Luckily, I’ve met very few engineers in my career who are outright opposed to continuous deployment. That said, I have met some, and I think their hesitation is usually rooted in the myth that continuous causes more disruptions to end-users than a batched release cycle.
What is continuous deployment?
Before we get into the nitty-gritty of why continuous deployment (CD) is almost always better than batched releases, let’s define some terms. Atlassian’s definition of CD is close, but I’m going to modify it a bit for my purposes. Unlike them, I don’t think CD requires continuous integration testing, but why you wouldn’t run tests is beyond me.
Continuous Deployment (CD) is a software release process that deploys new versions to a production environment when certain conditions in a code repository are met.
For example, I work a lot in Kubernetes, so my CD often consists of a Github Actions script that runs when I merge code into the main branch. The script fires off a Helm chart that updates deployments on the cluster.
There are many ways to set up a good CD pipeline, but the commonality is that when a trigger happens (code is merged or a tag is created) a new deployment is shipped to production automatically. This makes code deployments as painless as possible for the developer. With ideal continuous deployment, shipping a new update requires no more work than just writing the update.
Doesn’t continuous deployment cause more bugs?
Accelerate is a book that I highly recommend that uses real-world case studies to show the positive impact of modern DevOps practices. In the book, they compare high-performing software organizations to low-performing organizations. According to their data, high-performing companies:
- Deploy code ~46x more often to production
- Have a 440x faster commit to deploy time
- Have a 5x lower change failure rate (“failures” are “result[s] in degraded service or subsequently require remediation (e.g., leads to service impairment or outage, require a hotfix, a rollback, a fix-forward, or a patch.)
- Have a 170x faster mean recovery time after failures
While the data speaks for itself, it also makes sense from a qualitative perspective. Having systems in place that automate code delivery to be less time-consuming won’t inherently create more bugs. It’s the process before the CD that’s responsible for catching bugs. We can have a whole separate discussion about continuous integration and how that reduces the number of bugs that get through to production, but the act of automating deploys is orthogonal to that point.

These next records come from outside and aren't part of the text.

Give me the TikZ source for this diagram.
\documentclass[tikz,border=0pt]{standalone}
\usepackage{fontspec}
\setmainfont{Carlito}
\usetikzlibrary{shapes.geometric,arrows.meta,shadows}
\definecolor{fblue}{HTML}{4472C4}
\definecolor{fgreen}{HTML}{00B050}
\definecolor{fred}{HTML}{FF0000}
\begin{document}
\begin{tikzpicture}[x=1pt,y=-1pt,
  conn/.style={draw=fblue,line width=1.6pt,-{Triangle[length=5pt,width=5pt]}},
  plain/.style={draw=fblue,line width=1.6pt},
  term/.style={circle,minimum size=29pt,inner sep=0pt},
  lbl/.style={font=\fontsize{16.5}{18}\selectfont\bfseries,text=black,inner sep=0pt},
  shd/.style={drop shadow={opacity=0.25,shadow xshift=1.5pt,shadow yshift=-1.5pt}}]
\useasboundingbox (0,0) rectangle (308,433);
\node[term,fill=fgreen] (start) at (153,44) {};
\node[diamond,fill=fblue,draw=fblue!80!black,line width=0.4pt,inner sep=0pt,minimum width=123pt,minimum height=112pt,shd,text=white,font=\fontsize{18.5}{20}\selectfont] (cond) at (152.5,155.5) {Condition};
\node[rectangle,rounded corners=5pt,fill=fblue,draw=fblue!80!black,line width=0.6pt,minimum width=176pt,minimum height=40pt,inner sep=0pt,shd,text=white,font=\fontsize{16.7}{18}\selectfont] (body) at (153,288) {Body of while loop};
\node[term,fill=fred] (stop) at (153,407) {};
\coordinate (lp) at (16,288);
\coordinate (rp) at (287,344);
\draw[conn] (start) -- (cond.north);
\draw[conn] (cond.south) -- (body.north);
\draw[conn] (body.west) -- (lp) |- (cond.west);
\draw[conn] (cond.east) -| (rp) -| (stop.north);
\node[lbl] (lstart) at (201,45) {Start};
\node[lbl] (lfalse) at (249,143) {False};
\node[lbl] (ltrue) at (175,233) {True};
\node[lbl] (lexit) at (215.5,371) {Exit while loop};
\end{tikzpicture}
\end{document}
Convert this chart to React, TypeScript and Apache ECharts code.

Continuous deployments don’t create more bugs, but they do make it easier to get fixes out for existing bugs.
Even without bugs, aren’t continuous updates disruptive to end-users?
They can be, but it depends.
Example 1: DotA 2 and other online games
I’m a fan of the popular PC game DotA 2. As a user of their game, I’m really annoyed by how often they release small patch updates. It’s not uncommon for me to play three or four games back-to-back and have to download updates in between games. This is a highly disruptive experience because, in order to update, I have to close the game client, download the patch, and restart the game.
The problem with what DotA 2 is doing isn’t that they (might) do CD, it’s that they have not made the patching experience seamless. For example, they could allow patches to be downloaded while the game is open like Blizzard does with their launcher. Alternatively, they could flag certain kinds of updates to be “lazy”. For example, inconsequential bug fixes wouldn’t require a game restart could just update the next time you close the game.
Example 2: Major UI updates
Another common complaint is that with continuous deployment, users will be constantly frustrated that the features and layout of the application are changing out from underneath them.
This isn’t a problem with continuous deployment, it’s a problem of product planning.
Just because continuous deployment gives us the tools to deploy UI/UX changes with less friction, doesn’t mean we should be doing it all the time. Sure, it’s probably not a big deal to change the wording on tooltips or make a shade of red a bit darker, but deploying wild menu and layout changes too frequently is an awful idea.
Figure out the rate of change your customers are okay with and build your roadmap around that. Again, this has nothing to do with your deployment processes.
There is only upside to continuous deployment within the context of UI/UX. When you discover a typo in some explainer text you can have the fix up within minutes, no one wants to manually build, ssh, pull, stop and start a server for something so trivial.
Example 3: Backend web servers
When I’m updating code on a backend server I can deploy that project asynchronously with no effect on the end-user. There’s no reason not to use continuous deployment in such environments as long as the changes are backward compatible.
Backward compatibility is crucial in a continuous deployment process where multiple projects have asynchronous release cycles. It’s meaningless to point out how backward-incompatible changes to a REST API will break existing clients. Those same issues could be caused without continuous deployment.